Nesse sentido, o debate parece ser mais complicado. De acordo com o Secretário Municipal de Transportes, Jilmar Tatto, os empresários são um grupo difícil de enfrentar. “Os empresários são um setor atrasado, tanto que foram contra a criação do Bilhete Único. É um setor cartelizado. Hoje é muito difícil retirar um operador do sistema”, avalia. Para o secretário, é preciso rediscutir todo o sistema. “Os empresários e os proprietários de carros têm de pagar também pelo transporte público”, ponderou.
Segundo Tatto, a tarifa em São Paulo é custeada em 70% pela tarifa paga pela população, 20% em subsídios da gestão municipal e 10% em investimento dos empresários. Na Europa, ainda segundo o secretário, o modelo compõe o custo do transportes com um terço do valor de cada uma das partes.
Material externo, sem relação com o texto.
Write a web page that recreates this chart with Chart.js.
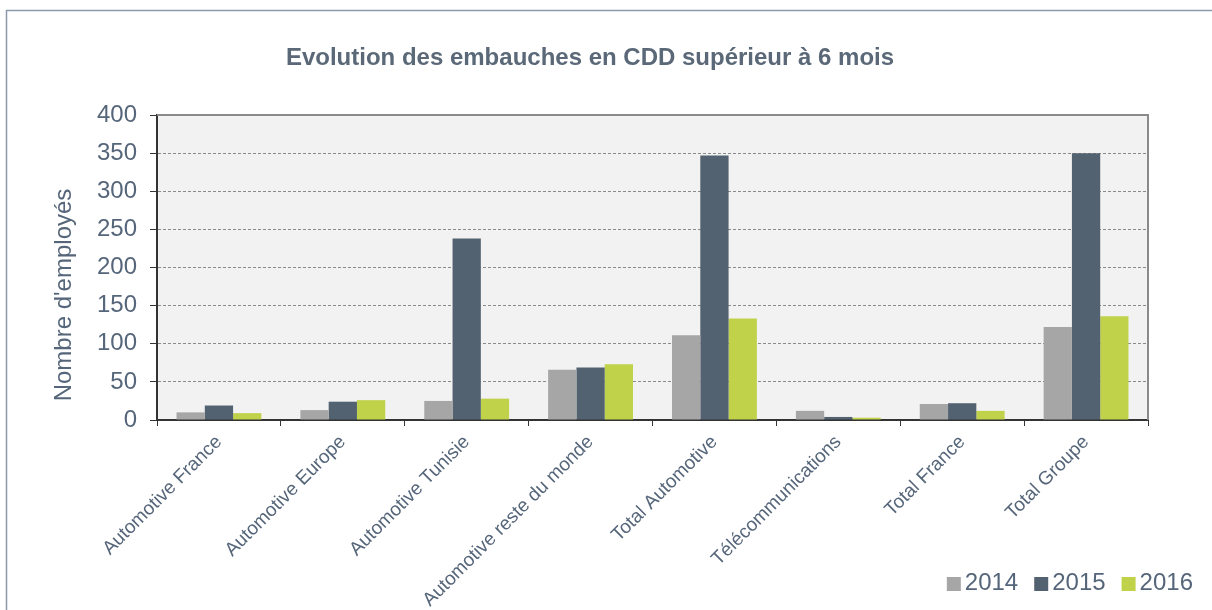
<!DOCTYPE html>
<html>
<head>
<meta charset="utf-8">
<script src="https://cdn.jsdelivr.net/npm/chart.js@4.4.1/dist/chart.umd.min.js"></script>
<style>
  html, body { margin: 0; padding: 0; background: #ffffff; }
  #wrap { width: 1212px; height: 610px; }
</style>
</head>
<body>
<div id="wrap"><canvas id="c" width="1212" height="610"></canvas></div>
<script>
const categories = ['Automotive France', 'Automotive Europe', 'Automotive Tunisie', 'Automotive reste du monde', 'Total Automotive', 'Télécommunications', 'Total France', 'Total Groupe'];
const seriesNames = ['2014', '2015', '2016'];
const values2014 = [10, 13, 25, 66, 111, 12, 21, 122];
const values2015 = [19, 24, 238, 69, 347, 4, 22, 350];
const values2016 = [9, 26, 28, 73, 133, 3, 12, 136];
const yTicks = [0, 50, 100, 150, 200, 250, 300, 350, 400];
const chartTitle = 'Evolution des embauches en CDD supérieur à 6 mois';
const yTitle = "Nombre d'employés";

const TEXT = '#56667a';
const FONT = "'Liberation Sans', Arial, sans-serif";

const decorPlugin = {
  id: 'decor',
  beforeDraw(chart) {
    const ctx = chart.ctx, a = chart.chartArea;
    ctx.save();
    ctx.fillStyle = '#ffffff';
    ctx.fillRect(0, 0, chart.width, chart.height);
    ctx.strokeStyle = '#8c99aa';
    ctx.lineWidth = 1.5;
    ctx.beginPath();
    ctx.moveTo(6.5, chart.height);
    ctx.lineTo(6.5, 10.5);
    ctx.lineTo(chart.width, 10.5);
    ctx.stroke();
    ctx.fillStyle = '#f2f2f2';
    ctx.fillRect(a.left, a.top, a.right - a.left, a.bottom - a.top);
    ctx.restore();
  },
  afterDatasetsDraw(chart) {
    const ctx = chart.ctx, a = chart.chartArea;
    ctx.save();
    ctx.strokeStyle = '#8a8a8a';
    ctx.lineWidth = 2;
    ctx.beginPath();
    ctx.moveTo(a.left, a.top);
    ctx.lineTo(a.right, a.top);
    ctx.lineTo(a.right, a.bottom);
    ctx.stroke();
    ctx.restore();
  },
  afterDraw(chart) {
    const ctx = chart.ctx;
    ctx.save();
    ctx.fillStyle = '#5a6878';
    ctx.font = 'bold 24px ' + FONT;
    ctx.textAlign = 'center';
    ctx.textBaseline = 'middle';
    ctx.fillText(chartTitle, 590, 58);
    ctx.save();
    ctx.translate(64, 295);
    ctx.rotate(-Math.PI / 2);
    ctx.fillStyle = TEXT;
    ctx.font = '24px ' + FONT;
    ctx.fillText(yTitle, 0, 0);
    ctx.restore();
    ctx.font = '24px ' + FONT;
    ctx.textAlign = 'left';
    ctx.textBaseline = 'middle';
    const box = 14, gapText = 4, gapItem = 16, cy = 583;
    const items = chart.data.datasets.map(d => ({ label: d.label, color: d.backgroundColor, w: ctx.measureText(d.label).width }));
    let total = items.reduce((s, it) => s + box + gapText + it.w, 0) + gapItem * (items.length - 1);
    let x = 1193 - total;
    items.forEach(it => {
      ctx.fillStyle = it.color;
      ctx.fillRect(x, cy - box / 2 + 1, box, box);
      ctx.fillStyle = TEXT;
      ctx.fillText(it.label, x + box + gapText, cy);
      x += box + gapText + it.w + gapItem;
    });
    ctx.restore();
  }
};

new Chart(document.getElementById('c'), {
  type: 'bar',
  data: {
    labels: categories,
    datasets: [
      { label: seriesNames[0], data: values2014, backgroundColor: '#a6a6a6', borderWidth: 0 },
      { label: seriesNames[1], data: values2015, backgroundColor: '#536271', borderWidth: 0 },
      { label: seriesNames[2], data: values2016, backgroundColor: '#bfd24a', borderWidth: 0 }
    ]
  },
  options: {
    responsive: false,
    animation: false,
    layout: { padding: { left: 0, right: 11, top: 115, bottom: 0 } },
    datasets: { bar: { categoryPercentage: 0.685, barPercentage: 1.0 } },
    plugins: {
      title: { display: false },
      tooltip: { enabled: false },
      legend: { display: false }
    },
    scales: {
      x: {
        offset: true,
        grid: { display: true, offset: true, drawOnChartArea: false, tickLength: 6, tickColor: '#333333', color: '#333333' },
        border: { display: true, color: '#333333', width: 2 },
        ticks: {
          color: TEXT,
          font: { family: FONT, size: 19 },
          maxRotation: 45,
          minRotation: 45,
          autoSkip: false,
          padding: 5
        },
        afterFit(s) { s.height = 190; }
      },
      y: {
        min: 0,
        max: 400,
        afterBuildTicks(s) { s.ticks = yTicks.map(v => ({ value: v })); },
        grid: { color: '#8a8a8a', lineWidth: 1, tickLength: 7, tickColor: '#333333', tickWidth: 1 },
        border: { display: true, color: '#333333', width: 2, dash: [3, 2] },
        ticks: {
          color: TEXT,
          font: { family: FONT, size: 24 },
          padding: 13
        },
        afterFit(s) { s.width = 157; }
      },
      yRight: {
        position: 'right',
        display: true,
        grid: { display: false },
        border: { display: false },
        ticks: { display: false },
        afterFit(s) { s.width = 53; }
      }
    }
  },
  plugins: [decorPlugin]
});
</script>
</body>
</html>
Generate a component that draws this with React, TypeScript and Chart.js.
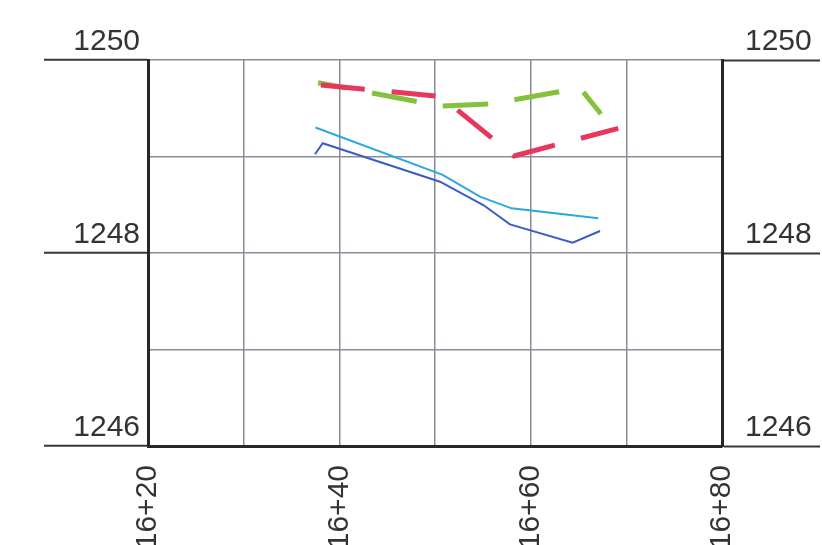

Em várias oportunidades, os militantes ressaltaram a necessidade de abrir as planilhas de financiamento do transporte para conhecimento público e ressaltaram que, seguindo a nflação desde 1994, quando a tarifa era R$ 0,50, até hoje, a tarifa devia ser R$ 1,82, pois o valor acumulado da inflação é de 192%. No entanto, a tarifa subiu 392% no período. “Queremos cópias das planilhas de custos que compõem a tarifa, para auditá-las em conjunto com o Ministério Público”, afirmou Zé Maria.
A reunião extraordinária do Conselho da Cidade para discutir transporte público foi convocada depois da onda de protestos iniciada no dia 6 de junho, contra o aumento da tarifa de R$ 3, para R$ 3,20, no dia 6 de junho. O encontro durou cinco horas e contou com a participação de três militantes do Movimento Passe Livre, um dirigente da organização sindical Conlutas e um do coletivo Juntos, ligado ao Psol, além da maioria dos secretários municipais e dos conselheiros da cidade.